At its worst, it can mean the complete annihilation of any feeling or emotion to the point of not knowing yourslef or caring about anything. Words like quicksand spring to mind - the helplessness of being sucked under.


The urge to run away

Sometimes it tips into something more serious. It's not just a desperate need to escape it's more of a deep desire to make the world stop so you can step off into oblivion. 

I need to constatly remind myself that this too will pass. And pass it does, only to return in time, again and again and again.

At what point do the agains cease I wonder ?

Sunday, 29 January 2023

Middle Class, whatever that is.

I went to hear Roger McGough at the Landmark Arts Centre last night. It was the first night of his new tour Alive and Gigging and what a joy it was to soak up his poetry. I even managed to have a quick catch-up chat with him afterwards. Sat next to a couple called Charlie and Charlie and enjoyed their company too - so much so that we all went for a drink in the Kings Head after the show.

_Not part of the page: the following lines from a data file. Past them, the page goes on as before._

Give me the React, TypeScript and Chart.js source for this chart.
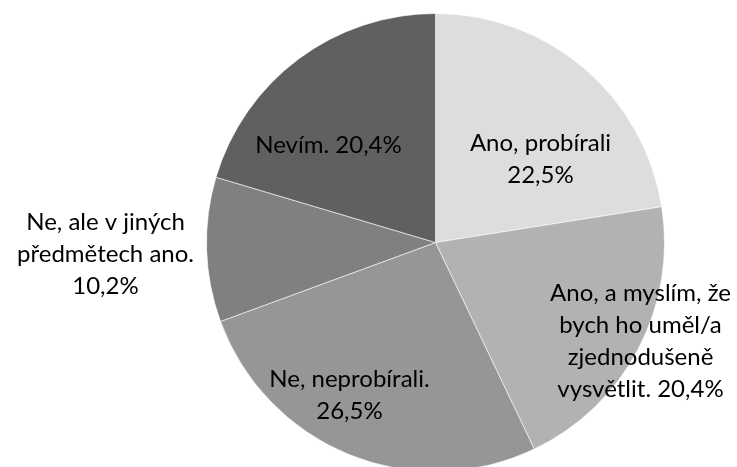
import React, { useEffect, useRef } from "react";
import { Chart, registerables } from "chart.js";

Chart.register(...registerables);

const categories = [
  "Ano, probírali",
  "Ano, a myslím, že bych ho uměl/a zjednodušeně vysvětlit.",
  "Ne, neprobírali.",
  "Ne, ale v jiných předmětech ano.",
  "Nevím.",
];
const values = [22.5, 20.4, 26.5, 10.2, 20.4];
const labelLines = [
  ["Ano, probírali", "{p}"],
  ["Ano, a myslím, že", "bych ho uměl/a", "zjednodušeně", "vysvětlit. {p}"],
  ["Ne, neprobírali.", "{p}"],
  ["Ne, ale v jiných", "předmětech ano.", "{p}"],
  ["Nevím. {p}"],
];
const colors = ["#dddddd", "#b2b2b2", "#969696", "#808080", "#606060"];

// label anchor offsets (px from pie centre, first baseline)
const labelOffsets = [
  [105, -92],
  [205, 58],
  [-86, 144],
  [-330, -13],
  [-107, -90],
];
const LINE_H = 32;

const fmt = (v: number) => v.toFixed(1).replace(".", ",") + "%";

const labelPlugin = {
  id: "sliceLabels",
  afterDatasetsDraw(chart: any) {
    const ctx = chart.ctx;
    const meta = chart.getDatasetMeta(0);
    ctx.save();
    ctx.font = '24px Lato, "Liberation Sans", sans-serif';
    ctx.fillStyle = "#000000";
    ctx.textAlign = "center";
    ctx.textBaseline = "alphabetic";
    meta.data.forEach((arc: any, i: number) => {
      const [dx, dy] = labelOffsets[i];
      const lines = labelLines[i].map((l) => l.replace("{p}", fmt(values[i])));
      lines.forEach((line, j) => {
        ctx.fillText(line, arc.x + dx, arc.y + dy + j * LINE_H);
      });
    });
    ctx.restore();
  },
};

export default function App() {
  const ref = useRef<HTMLCanvasElement | null>(null);
  useEffect(() => {
    if (!ref.current) return;
    const chart = new Chart(ref.current, {
      type: "pie",
      data: {
        labels: categories,
        datasets: [
          {
            data: values,
            backgroundColor: colors,
            borderColor: "rgba(255,255,255,0.6)",
            borderWidth: 1,
          },
        ],
      },
      options: {
        responsive: false,
        animation: false,
        events: [],
        layout: { padding: { left: 206, right: 72, top: 13, bottom: 8 } },
        plugins: {
          legend: { display: false },
          tooltip: { enabled: false },
        },
      },
      plugins: [labelPlugin],
    });
    return () => chart.destroy();
  }, []);
  return (
    <div
      style={{
        position: "fixed",
        left: 0,
        top: 0,
        width: 737,
        height: 467,
        overflow: "hidden",
        background: "#ffffff",
      }}
    >
      <canvas ref={ref} width={737} height={480} style={{ display: "block" }} />
    </div>
  );
}
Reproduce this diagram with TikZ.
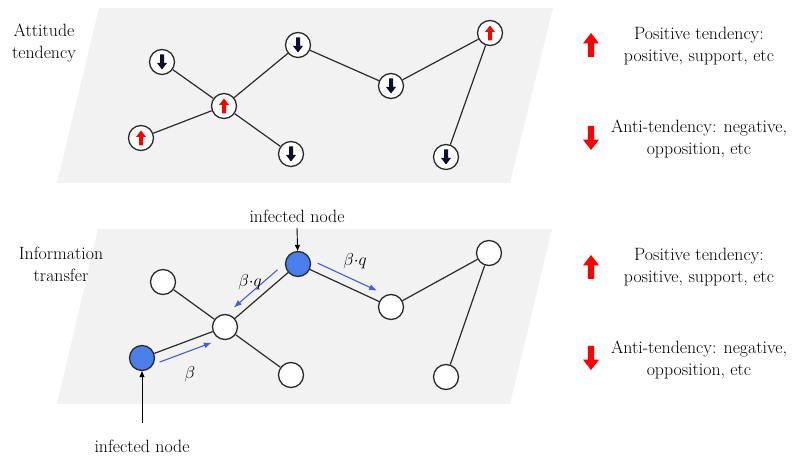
\documentclass[tikz,border=0pt]{standalone}
\usepackage{tikz}
\usetikzlibrary{arrows.meta,calc,positioning}
\definecolor{panelgray}{HTML}{F2F2F2}
\definecolor{edgegray}{HTML}{2B2B2B}
\definecolor{infblue}{HTML}{4A7EEB}
\definecolor{flowblue}{HTML}{4560D6}
\definecolor{darknavy}{HTML}{0D0F2E}
\tikzset{%
	panel/.style    = {fill=panelgray, draw=none}, % plane
	agent/.style    = {draw=edgegray, circle, fill=white, line width=1.3pt, minimum size=25pt, inner sep=0pt}, % node
	infected/.style = {agent, fill=infblue}, % infected node
	link/.style     = {draw=edgegray, line width=1.2pt},
	flow/.style     = {draw=flowblue, line width=1.1pt, -{Latex[length=8pt,width=6pt]}},
	pointer/.style  = {draw=black, line width=0.9pt, -{Triangle[length=6pt,width=5pt]}},
	txt/.style      = {align=center, inner sep=0pt, font=\fontsize{17.8}{22}\selectfont},
	rate/.style     = {txt, font=\fontsize{17.8}{22}\selectfont},
	tend/.pic       = {\fill (-2,-7.5) -- (-2,1) -- (-5,1) -- (0,7.5) -- (5,1) -- (2,1) -- (2,-7.5) -- cycle;},
}

\begin{document}
\begin{tikzpicture}[x=1pt, y=1pt]
	\useasboundingbox (0,0) rectangle (792,457);
	% planes
	\fill[panel] (99,449) -- (553,449) -- (510,274) -- (57,274) -- cycle;
	\fill[panel] (98,228) -- (552,228) -- (510,53) -- (57,53) -- cycle;

	\node[txt] (att) at (44,413.5) {Attitude\\tendency};
	\node[txt] (inf) at (61,192.5) {Information\\transfer};

	% attitude layer
	\node[agent] (a1) at (162,395) {};
	\node[agent] (a2) at (224,351) {};
	\node[agent] (a3) at (141,319) {};
	\node[agent] (a4) at (291,303) {};
	\node[agent] (a5) at (298,412) {};
	\node[agent] (a6) at (391,371) {};
	\node[agent] (a7) at (490,424) {};
	\node[agent] (a8) at (446,300) {};
	\draw[link] (a1) -- (a2);
	\draw[link] (a3) -- (a2);
	\draw[link] (a2) -- (a4);
	\draw[link] (a2) -- (a5);
	\draw[link] (a5) -- (a6);
	\draw[link] (a6) -- (a7);
	\draw[link] (a7) -- (a8);
	\foreach \n in {a2,a3,a7} \pic[red] at (\n) {tend};
	\foreach \n in {a1,a4,a5,a6,a8} \pic[darknavy,rotate=180] at (\n) {tend};

	% transfer layer
	\node[agent] (b1) at (163,175) {};
	\node[agent] (b2) at (225,130) {};
	\node[infected] (b3) at (142,99) {};
	\node[agent] (b4) at (291,82) {};
	\node[infected] (b5) at (298,193) {};
	\node[agent] (b6) at (391,150) {};
	\node[agent] (b7) at (489,204) {};
	\node[agent] (b8) at (446,80) {};
	\draw[link] (b1) -- (b2);
	\draw[link] (b3) -- (b2);
	\draw[link] (b2) -- (b4);
	\draw[link] (b2) -- (b5);
	\draw[link] (b5) -- (b6);
	\draw[link] (b6) -- (b7);
	\draw[link] (b7) -- (b8);

	\draw[flow] ($(b3)!0.17!(b2)!10pt!-90:(b2)$) -- ($(b3)!0.8!(b2)!10pt!-90:(b2)$);
	\draw[flow] ($(b5)!0.2!(b2)!9pt!-90:(b2)$) -- ($(b5)!0.8!(b2)!9pt!-90:(b2)$);
	\draw[flow] ($(b5)!0.17!(b6)!9pt!90:(b6)$) -- ($(b5)!0.81!(b6)!9pt!90:(b6)$);
	\node[rate] (r1) at (190,83) {$\beta$};
	\node[rate] (r2) at (250,175) {$\beta{\cdot}q$};
	\node[rate] (r3) at (355,196) {$\beta{\cdot}q$};

	\node[txt] (in1) at (297,241) {infected node};
	\node[txt] (in2) at (142,11) {infected node};
	\coordinate (s1) at (297,229);
	\coordinate (s2) at (142,34);
	\draw[pointer] (s1) -- (b5);
	\draw[pointer] (s2) -- (b3);

	% legend
	\pic[red,scale=1.6] at (591,412) {tend};
	\pic[red,scale=1.6,rotate=180] at (591,319) {tend};
	\pic[red,scale=1.6] at (591,190) {tend};
	\pic[red,scale=1.6,rotate=180] at (591,99) {tend};
	\node[txt] (pos1) at (699,410.5) {Positive tendency:\\positive, support, etc};
	\node[txt] (neg1) at (699,318) {Anti-tendency: negative,\\opposition, etc};
	\node[txt] (pos2) at (699,189.5) {Positive tendency:\\positive, support, etc};
	\node[txt] (neg2) at (699,97) {Anti-tendency: negative,\\opposition, etc};
\end{tikzpicture}
\end{document}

Funny how it only takes one thing to burst your bubble though. Youngest son, when asking about whether I enjoyed myself, offered his views on the venue - which he dislikes. The reason he gave was that it "only attracts white, middle-class, middle aged people ". Unfortunately for him, it's the category I fit into and I wondered if he expected me to apologise for the fact that I had white parents, live in a middle-class suburb of London having crawled my way up the career ladder ( whilst banging my head repeatedly against the glass ceiling of my profession ) and had reached the middle years of my life. This must be why youngsters appropriate a Jamaican patois and aspire to be broke members of the working class. Funny though that they don't spurn the trappings of our tawdry middle class though like, funding through University, a roof over their heads , free meals and permanent rent-free lodgings well into their twenties. 


I have to keep reminding myself that they love us really.